John Stacey Adams' Equity Theory of Motivation: Business Applications for Managers
Motivation theories take several flavors. Some deal with basic needs that employees have, while others deal with employees’ expectations. Still another, equity theory, comes from the work of John Stacey Adams in 1963. Adams believed that motivation is primarily based on the equity (or fairness) of the outcome/input ratio. That is, is the relationship between inputs like effort and outcomes like pay and benefits fair? If employees see that others receive better outcomes for the same work (or the same outcome for less work), they’re less likely to be motivated to work harder.
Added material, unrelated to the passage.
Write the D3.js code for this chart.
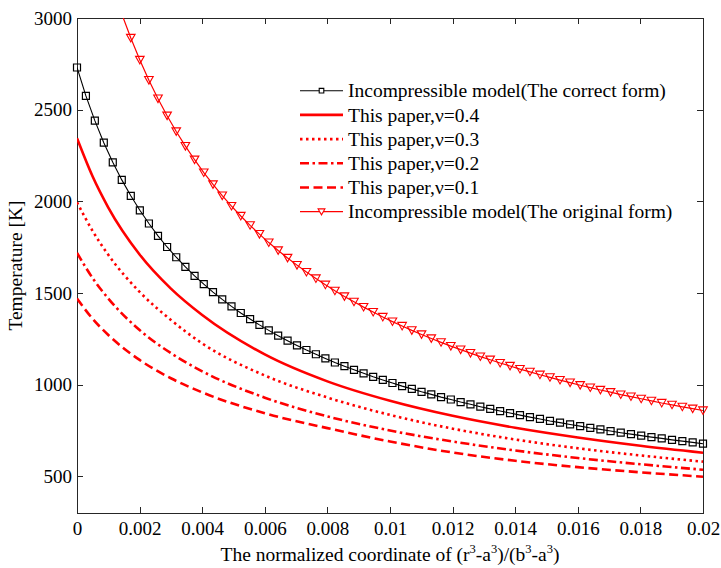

Equity in the Workplace: A Manager’s Focus
Employees are unlikely to work harder if inequity, or lack of fairness, exists. There are three primary situations that can occur.
The first, equity, is when outcomes/inputs for the individual is equal to outcomes/inputs for the referent – or the person the employee is referencing. If both employees ratios’ of contributions to outcomes is equivalent, then equity has occurred.
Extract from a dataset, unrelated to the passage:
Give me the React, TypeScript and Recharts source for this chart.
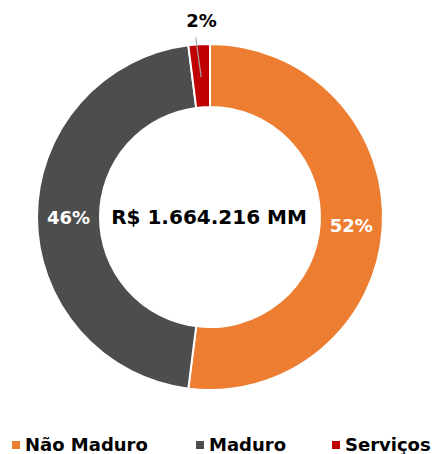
import React from "react";
import { PieChart, Pie, Cell, Legend } from "recharts";

const categories = ["Não Maduro", "Maduro", "Serviços"];
const values = [52, 46, 2];
const percentLabels = ["52%", "46%", "2%"];
const colors = ["#ED7D31", "#4D4D4D", "#C00000"];
const centerLabel = "R$ 1.664.216 MM";

const data = categories.map((name, i) => ({ name, value: values[i] }));

const FONT = "'DejaVu Sans', Verdana, sans-serif";
const RAD = Math.PI / 180;

const renderLabel = (props: any) => {
  const { cx, cy, midAngle, innerRadius, outerRadius, index } = props;
  if (index === 2) {
    const x1 = cx + 140 * Math.cos(-midAngle * RAD);
    const y1 = cy + 140 * Math.sin(-midAngle * RAD);
    const x2 = cx + 180 * Math.cos(-midAngle * RAD) - 3;
    const y2 = cy + 180 * Math.sin(-midAngle * RAD);
    const tx = cx + 197 * Math.cos(-midAngle * RAD) + 4;
    const ty = cy + 197 * Math.sin(-midAngle * RAD);
    return (
      <g>
        <line x1={x1} y1={y1} x2={x2} y2={y2} stroke="#A6A6A6" strokeWidth={1.2} />
        <text x={tx} y={ty} fill="#000" fontFamily={FONT} fontWeight="bold" fontSize={18} textAnchor="middle" dominantBaseline="central">
          {percentLabels[index]}
        </text>
      </g>
    );
  }
  const r = (innerRadius + outerRadius) / 2;
  const x = cx + r * Math.cos(-midAngle * RAD);
  const y = cy + r * Math.sin(-midAngle * RAD);
  return (
    <text x={x} y={y} fill="#fff" fontFamily={FONT} fontWeight="bold" fontSize={18} textAnchor="middle" dominantBaseline="central">
      {percentLabels[index]}
    </text>
  );
};

const legendPositions = [12, 196, 332];

const renderLegend = () => (
  <svg width={435} height={30} style={{ display: "block" }}>
    {categories.map((c, i) => (
      <g key={c}>
        <rect x={legendPositions[i]} y={17} width={8} height={8} fill={colors[i]} />
        <text x={legendPositions[i] + 13} y={27} fontFamily={FONT} fontWeight="bold" fontSize={18} fill="#000">
          {c}
        </text>
      </g>
    ))}
  </svg>
);

export default function App() {
  return (
    <div style={{ position: "absolute", top: 0, left: 0, width: 435, height: 454, background: "#fff" }}>
      <PieChart width={435} height={454} margin={{ top: 0, right: 0, bottom: 0, left: 0 }}>
        <Pie
          data={data}
          dataKey="value"
          nameKey="name"
          cx={210}
          cy={217}
          innerRadius={110}
          outerRadius={173}
          startAngle={90}
          endAngle={-270}
          stroke="#fff"
          strokeWidth={2}
          label={renderLabel}
          labelLine={false}
          isAnimationActive={false}
        >
          {data.map((d, i) => (
            <Cell key={d.name} fill={colors[i]} />
          ))}
        </Pie>
        <text x={209} y={217} textAnchor="middle" dominantBaseline="central" fontFamily={FONT} fontWeight="bold" fontSize={20} fill="#000">
          {centerLabel}
        </text>
        <Legend content={renderLegend} verticalAlign="bottom" wrapperStyle={{ left: 0, bottom: 0, width: 435, height: 30 }} />
      </PieChart>
    </div>
  );
}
Overpayment inequity occurs when an employee receives more rewards than the referent, given equal contributions. This is bad because it will not motivate employees to work harder, as they are already receiving “more for less work.”
Underpayment inequity is the opposite situation: the individual is “underpaid” compared to the referent. This is bad because the employee then feels no motivation to work harder.
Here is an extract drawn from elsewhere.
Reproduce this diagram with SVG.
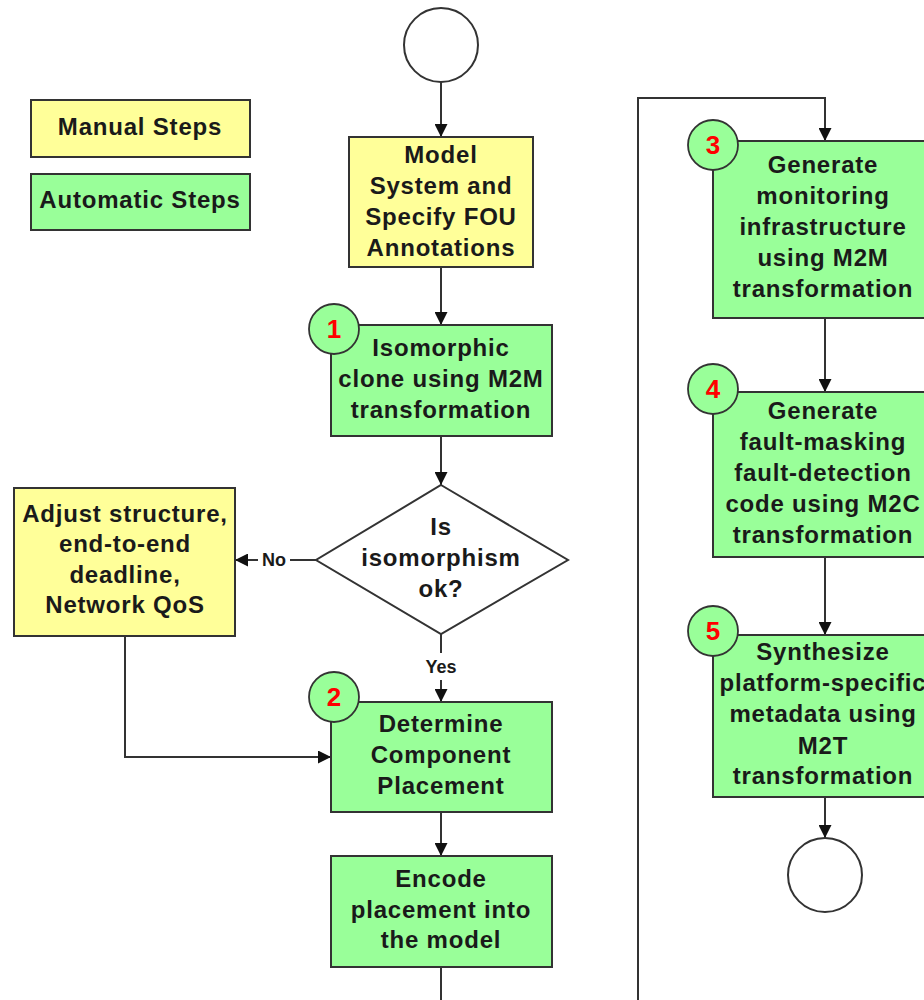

Both underpayment and overpayment inequity are generally bad for employee morale. Underpayment inequity in particular causes problems for managers and can lead to unethical behaviors on the part of employees. It’s important to note that “equity theory” does not suggest all employees should be treated equally – literally interpreting “employee equity” would mean each employee receives exactly the same level of rewards. Rather, a proper application of equity theory means all employees should be compensated with pay/benefits/etc proportionate to their contributions to the company.
Organizational justice theory is related to equity theory in that it focuses on the procedures used to match inputs with outputs. It deals with several types of justice: procedural justice is the fairness of procedures used to allocate outcomes. Interpersonal justice examines the fairness with which managers treat employees. Informational justice deals with how managers explain decisions and procedures to employees, and distributive justice deals with the distribution of outcomes in an organization.